Bien que l’entente ajoute 100 M$ à l’ensemble de la rémunération des médecins, Deb Matthews, ministre de la Santé et des Soins de longue durée, a précisé que cette rémunération supplémentaire sera entièrement compensée par des économies réalisées à d’autres endroits qui, dans l’ensemble, comptent pour 400 M$.
Représentant un peu plus de 20 % des dépenses en soins de santé de l’Ontario, la rémunération des médecins vient en second lieu après les hôpitaux en termes d’attribution du budget. Le gel des indemnités à 11 G$ par année pendant deux ans prévu à l’entente aidera le gouvernement à éliminer son déficit de 14,4 G$.
Par suite des difficultés de négociations auxquelles les parties ont fait face en mai, l’OMA et le ministère de la Santé et des Soins de longue durée (le « ministère ») ont également mis au point un protocole d’entente autonome qui prévoit un cadre de travail pour toutes les négociations futures entre les parties.[6] Entre autres choses, le protocole d’entente investit l’OMA du pouvoir de retenir les services d’un facilitateur pour régler un différend avec le ministère et également pour procéder à la conciliation[7] si celui-ci ne réussit pas à résoudre le différend.
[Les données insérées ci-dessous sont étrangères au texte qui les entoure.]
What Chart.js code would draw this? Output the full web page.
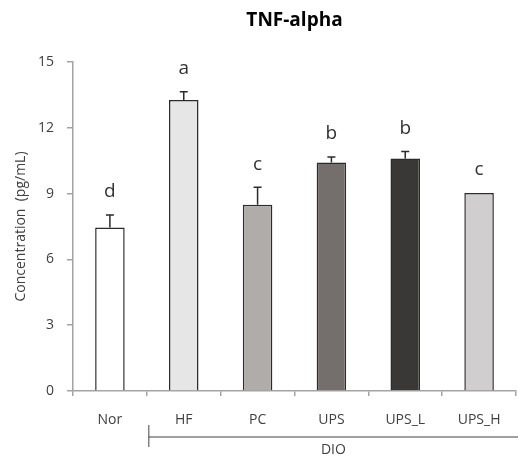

Aux termes du protocole d’entente, le ministère s’engage à ne pas mettre en place des changements unilatéraux avant la fin du processus de facilitation et de conciliation.
L’entente et l’effet du protocole d’entente sur les négociations futures entre l’OMA et le ministère trouveront tous deux sans doute écho au-delà des frontières de l’Ontario, puisque des tensions similaires existent entre les médecins et les gouvernements dans d’autres provinces. Par exemple, en Alberta, la négociation des indemnités entre les médecins de la province et le gouvernement sont dans une impasse depuis l’an passé et, en novembre, les médecins de l’Alberta ont rejeté les modifications apportées aux indemnités qui, soi-disant, leur avaient été imposées unilatéralement par le gouvernement de l’Alberta.
[1] Pour obtenir un résumé en anglais de l’entente, veuillez consulter le site de l’Ontario Medical Association « Tentative 2012 Physician Services Agreement Executive Summary », en ligne : http://www.oar.info/pdf/OMA_MOH_TENTATIVE_AGREE_EXEC_SUMMARY.pdf, (le « résumé de l’Entente de principe sur les services des médecins »).
[2] Pour plus de renseignements, veuillez vous reporter au communiqué de presse du ministère de la Santé et des Soins de longue durée, « Le gouvernement McGinty actualise les indemnités de l’Assurance-santé fin d’améliorer les soins aux patients » (7 mai 2012), en ligne : http://www.health.gov.on.ca/fr/news/release/2012/may/summary_20120507%20_1.pdf.
[3] L’OMA allègue que certains actes du gouvernement, comme l’embauche de personnes qui ne représentent pas la profession pour discuter de questions directement liées aux négociations ne répondent pas à la norme de négociation de bonne foi, portant ainsi atteinte à la liberté d’association des membres en vertu de l’article 2d) de la Charte canadienne des droits et libertés.
[4] Voir la page 2 du résumé de l’Entente de principe sur les services des médecins.
[5] À la page 7, le résumé de l’Entente de principe sur les services des médecins précise ce qui suit : [Traduction] « Le montant de la réduction des paiements sera rajusté à compter du 1er octobre 2013 d’un montant correspondant à l’épargne figurant dans le budget des services des médecins ».
[6] Voir la page 8 du résumé de l’Entente de principe sur les services des médecins.
[7] « Conciliation » est défini dans le dictionnaire Black’s Law Dictionary, Bryan A. Garner, 9e éd. (États-Unis : Thomson Reuters, 2009) [Traduction] comme « un processus par lequel une personne neutre rencontre les parties à un différend et explore les avenues permettant de résoudre le différend ».